## EXERCISE DETAILS:
Your task is to repeat the listing exactly.

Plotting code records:
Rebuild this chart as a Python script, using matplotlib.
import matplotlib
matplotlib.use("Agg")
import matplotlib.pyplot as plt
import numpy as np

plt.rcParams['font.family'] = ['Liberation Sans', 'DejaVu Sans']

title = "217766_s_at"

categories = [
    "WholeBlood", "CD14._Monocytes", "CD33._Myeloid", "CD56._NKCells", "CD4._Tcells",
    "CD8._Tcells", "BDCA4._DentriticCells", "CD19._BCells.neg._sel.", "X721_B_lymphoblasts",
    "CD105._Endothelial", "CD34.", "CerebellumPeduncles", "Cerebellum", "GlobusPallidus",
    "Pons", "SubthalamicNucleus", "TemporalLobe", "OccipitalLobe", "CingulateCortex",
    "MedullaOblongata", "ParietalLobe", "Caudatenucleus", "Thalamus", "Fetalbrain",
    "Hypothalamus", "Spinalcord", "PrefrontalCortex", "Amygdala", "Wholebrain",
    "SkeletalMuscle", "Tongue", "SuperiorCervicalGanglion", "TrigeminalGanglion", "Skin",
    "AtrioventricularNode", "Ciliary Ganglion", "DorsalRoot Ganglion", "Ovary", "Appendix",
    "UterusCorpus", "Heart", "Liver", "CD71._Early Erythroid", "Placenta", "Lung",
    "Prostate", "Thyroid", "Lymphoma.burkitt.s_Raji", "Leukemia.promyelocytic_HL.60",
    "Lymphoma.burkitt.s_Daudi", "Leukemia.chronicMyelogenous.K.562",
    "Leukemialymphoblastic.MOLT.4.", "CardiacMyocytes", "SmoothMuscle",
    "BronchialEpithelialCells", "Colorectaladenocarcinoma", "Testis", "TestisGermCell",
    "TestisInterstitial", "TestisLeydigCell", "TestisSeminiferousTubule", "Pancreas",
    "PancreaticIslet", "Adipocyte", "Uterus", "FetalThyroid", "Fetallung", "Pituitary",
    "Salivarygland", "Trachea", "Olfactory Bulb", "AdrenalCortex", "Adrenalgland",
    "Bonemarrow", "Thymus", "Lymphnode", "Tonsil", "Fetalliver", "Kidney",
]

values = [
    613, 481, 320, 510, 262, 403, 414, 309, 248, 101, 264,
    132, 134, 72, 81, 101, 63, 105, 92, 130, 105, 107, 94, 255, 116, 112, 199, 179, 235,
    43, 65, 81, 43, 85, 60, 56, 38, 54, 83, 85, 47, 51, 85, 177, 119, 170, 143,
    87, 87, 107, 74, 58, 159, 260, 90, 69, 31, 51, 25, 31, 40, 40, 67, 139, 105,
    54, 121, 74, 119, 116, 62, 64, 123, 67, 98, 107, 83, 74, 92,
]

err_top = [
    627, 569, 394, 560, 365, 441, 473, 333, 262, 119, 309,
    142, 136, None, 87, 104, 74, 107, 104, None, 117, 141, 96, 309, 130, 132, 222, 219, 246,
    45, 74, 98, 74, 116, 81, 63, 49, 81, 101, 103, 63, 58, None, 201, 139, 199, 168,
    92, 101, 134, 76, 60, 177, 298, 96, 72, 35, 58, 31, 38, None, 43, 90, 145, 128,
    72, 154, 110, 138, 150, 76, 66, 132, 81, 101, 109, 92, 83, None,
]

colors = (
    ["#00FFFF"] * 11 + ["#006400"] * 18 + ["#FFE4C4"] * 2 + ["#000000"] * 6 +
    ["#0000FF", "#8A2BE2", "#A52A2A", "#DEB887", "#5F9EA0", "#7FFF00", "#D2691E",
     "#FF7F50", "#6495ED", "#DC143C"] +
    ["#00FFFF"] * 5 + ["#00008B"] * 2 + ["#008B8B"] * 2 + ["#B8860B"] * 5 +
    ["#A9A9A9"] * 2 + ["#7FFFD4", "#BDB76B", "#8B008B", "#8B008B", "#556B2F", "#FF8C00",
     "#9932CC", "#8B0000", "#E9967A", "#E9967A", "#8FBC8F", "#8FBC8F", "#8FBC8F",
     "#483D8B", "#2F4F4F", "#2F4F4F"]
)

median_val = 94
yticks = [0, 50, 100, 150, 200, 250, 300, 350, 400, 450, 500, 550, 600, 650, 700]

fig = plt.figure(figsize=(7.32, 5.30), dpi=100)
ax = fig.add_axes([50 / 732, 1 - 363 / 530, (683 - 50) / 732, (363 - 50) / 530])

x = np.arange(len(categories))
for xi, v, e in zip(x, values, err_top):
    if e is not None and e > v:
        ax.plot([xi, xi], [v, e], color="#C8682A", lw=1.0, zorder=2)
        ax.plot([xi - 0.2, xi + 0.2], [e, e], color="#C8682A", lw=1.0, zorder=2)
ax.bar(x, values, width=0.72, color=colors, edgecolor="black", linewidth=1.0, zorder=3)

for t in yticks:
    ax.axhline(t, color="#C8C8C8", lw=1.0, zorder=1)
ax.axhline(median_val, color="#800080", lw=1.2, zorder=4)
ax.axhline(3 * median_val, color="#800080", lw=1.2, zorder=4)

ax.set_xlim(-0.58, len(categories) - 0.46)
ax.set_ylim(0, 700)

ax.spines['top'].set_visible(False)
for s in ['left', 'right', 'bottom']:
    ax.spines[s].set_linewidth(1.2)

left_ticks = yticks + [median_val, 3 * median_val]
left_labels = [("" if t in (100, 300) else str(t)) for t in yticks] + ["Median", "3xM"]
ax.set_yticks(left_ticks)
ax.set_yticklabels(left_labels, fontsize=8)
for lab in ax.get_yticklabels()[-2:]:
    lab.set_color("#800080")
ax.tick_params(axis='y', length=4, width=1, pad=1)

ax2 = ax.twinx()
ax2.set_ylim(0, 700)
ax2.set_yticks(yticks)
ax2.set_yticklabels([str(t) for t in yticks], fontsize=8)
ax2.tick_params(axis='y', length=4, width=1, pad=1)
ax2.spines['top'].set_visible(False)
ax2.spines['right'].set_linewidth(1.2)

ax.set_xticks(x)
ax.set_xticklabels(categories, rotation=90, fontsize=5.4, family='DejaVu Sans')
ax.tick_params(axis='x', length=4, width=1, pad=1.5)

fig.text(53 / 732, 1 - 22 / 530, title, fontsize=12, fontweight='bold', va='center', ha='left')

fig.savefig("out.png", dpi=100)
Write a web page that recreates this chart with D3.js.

## THE COMPLETED TASK:
Rebuild this chart as a Python script, using matplotlib.
import matplotlib
matplotlib.use("Agg")
import matplotlib.pyplot as plt
import numpy as np

plt.rcParams['font.family'] = ['Liberation Sans', 'DejaVu Sans']

title = "217766_s_at"

categories = [
    "WholeBlood", "CD14._Monocytes", "CD33._Myeloid", "CD56._NKCells", "CD4._Tcells",
    "CD8._Tcells", "BDCA4._DentriticCells", "CD19._BCells.neg._sel.", "X721_B_lymphoblasts",
    "CD105._Endothelial", "CD34.", "CerebellumPeduncles", "Cerebellum", "GlobusPallidus",
    "Pons", "SubthalamicNucleus", "TemporalLobe", "OccipitalLobe", "CingulateCortex",
    "MedullaOblongata", "ParietalLobe", "Caudatenucleus", "Thalamus", "Fetalbrain",
    "Hypothalamus", "Spinalcord", "PrefrontalCortex", "Amygdala", "Wholebrain",
    "SkeletalMuscle", "Tongue", "SuperiorCervicalGanglion", "TrigeminalGanglion", "Skin",
    "AtrioventricularNode", "Ciliary Ganglion", "DorsalRoot Ganglion", "Ovary", "Appendix",
    "UterusCorpus", "Heart", "Liver", "CD71._Early Erythroid", "Placenta", "Lung",
    "Prostate", "Thyroid", "Lymphoma.burkitt.s_Raji", "Leukemia.promyelocytic_HL.60",
    "Lymphoma.burkitt.s_Daudi", "Leukemia.chronicMyelogenous.K.562",
    "Leukemialymphoblastic.MOLT.4.", "CardiacMyocytes", "SmoothMuscle",
    "BronchialEpithelialCells", "Colorectaladenocarcinoma", "Testis", "TestisGermCell",
    "TestisInterstitial", "TestisLeydigCell", "TestisSeminiferousTubule", "Pancreas",
    "PancreaticIslet", "Adipocyte", "Uterus", "FetalThyroid", "Fetallung", "Pituitary",
    "Salivarygland", "Trachea", "Olfactory Bulb", "AdrenalCortex", "Adrenalgland",
    "Bonemarrow", "Thymus", "Lymphnode", "Tonsil", "Fetalliver", "Kidney",
]

values = [
    613, 481, 320, 510, 262, 403, 414, 309, 248, 101, 264,
    132, 134, 72, 81, 101, 63, 105, 92, 130, 105, 107, 94, 255, 116, 112, 199, 179, 235,
    43, 65, 81, 43, 85, 60, 56, 38, 54, 83, 85, 47, 51, 85, 177, 119, 170, 143,
    87, 87, 107, 74, 58, 159, 260, 90, 69, 31, 51, 25, 31, 40, 40, 67, 139, 105,
    54, 121, 74, 119, 116, 62, 64, 123, 67, 98, 107, 83, 74, 92,
]

err_top = [
    627, 569, 394, 560, 365, 441, 473, 333, 262, 119, 309,
    142, 136, None, 87, 104, 74, 107, 104, None, 117, 141, 96, 309, 130, 132, 222, 219, 246,
    45, 74, 98, 74, 116, 81, 63, 49, 81, 101, 103, 63, 58, None, 201, 139, 199, 168,
    92, 101, 134, 76, 60, 177, 298, 96, 72, 35, 58, 31, 38, None, 43, 90, 145, 128,
    72, 154, 110, 138, 150, 76, 66, 132, 81, 101, 109, 92, 83, None,
]

colors = (
    ["#00FFFF"] * 11 + ["#006400"] * 18 + ["#FFE4C4"] * 2 + ["#000000"] * 6 +
    ["#0000FF", "#8A2BE2", "#A52A2A", "#DEB887", "#5F9EA0", "#7FFF00", "#D2691E",
     "#FF7F50", "#6495ED", "#DC143C"] +
    ["#00FFFF"] * 5 + ["#00008B"] * 2 + ["#008B8B"] * 2 + ["#B8860B"] * 5 +
    ["#A9A9A9"] * 2 + ["#7FFFD4", "#BDB76B", "#8B008B", "#8B008B", "#556B2F", "#FF8C00",
     "#9932CC", "#8B0000", "#E9967A", "#E9967A", "#8FBC8F", "#8FBC8F", "#8FBC8F",
     "#483D8B", "#2F4F4F", "#2F4F4F"]
)

median_val = 94
yticks = [0, 50, 100, 150, 200, 250, 300, 350, 400, 450, 500, 550, 600, 650, 700]

fig = plt.figure(figsize=(7.32, 5.30), dpi=100)
ax = fig.add_axes([50 / 732, 1 - 363 / 530, (683 - 50) / 732, (363 - 50) / 530])

x = np.arange(len(categories))
for xi, v, e in zip(x, values, err_top):
    if e is not None and e > v:
        ax.plot([xi, xi], [v, e], color="#C8682A", lw=1.0, zorder=2)
        ax.plot([xi - 0.2, xi + 0.2], [e, e], color="#C8682A", lw=1.0, zorder=2)
ax.bar(x, values, width=0.72, color=colors, edgecolor="black", linewidth=1.0, zorder=3)

for t in yticks:
    ax.axhline(t, color="#C8C8C8", lw=1.0, zorder=1)
ax.axhline(median_val, color="#800080", lw=1.2, zorder=4)
ax.axhline(3 * median_val, color="#800080", lw=1.2, zorder=4)

ax.set_xlim(-0.58, len(categories) - 0.46)
ax.set_ylim(0, 700)

ax.spines['top'].set_visible(False)
for s in ['left', 'right', 'bottom']:
    ax.spines[s].set_linewidth(1.2)

left_ticks = yticks + [median_val, 3 * median_val]
left_labels = [("" if t in (100, 300) else str(t)) for t in yticks] + ["Median", "3xM"]
ax.set_yticks(left_ticks)
ax.set_yticklabels(left_labels, fontsize=8)
for lab in ax.get_yticklabels()[-2:]:
    lab.set_color("#800080")
ax.tick_params(axis='y', length=4, width=1, pad=1)

ax2 = ax.twinx()
ax2.set_ylim(0, 700)
ax2.set_yticks(yticks)
ax2.set_yticklabels([str(t) for t in yticks], fontsize=8)
ax2.tick_params(axis='y', length=4, width=1, pad=1)
ax2.spines['top'].set_visible(False)
ax2.spines['right'].set_linewidth(1.2)

ax.set_xticks(x)
ax.set_xticklabels(categories, rotation=90, fontsize=5.4, family='DejaVu Sans')
ax.tick_params(axis='x', length=4, width=1, pad=1.5)

fig.text(53 / 732, 1 - 22 / 530, title, fontsize=12, fontweight='bold', va='center', ha='left')

fig.savefig("out.png", dpi=100)
Write a web page that recreates this chart with D3.js.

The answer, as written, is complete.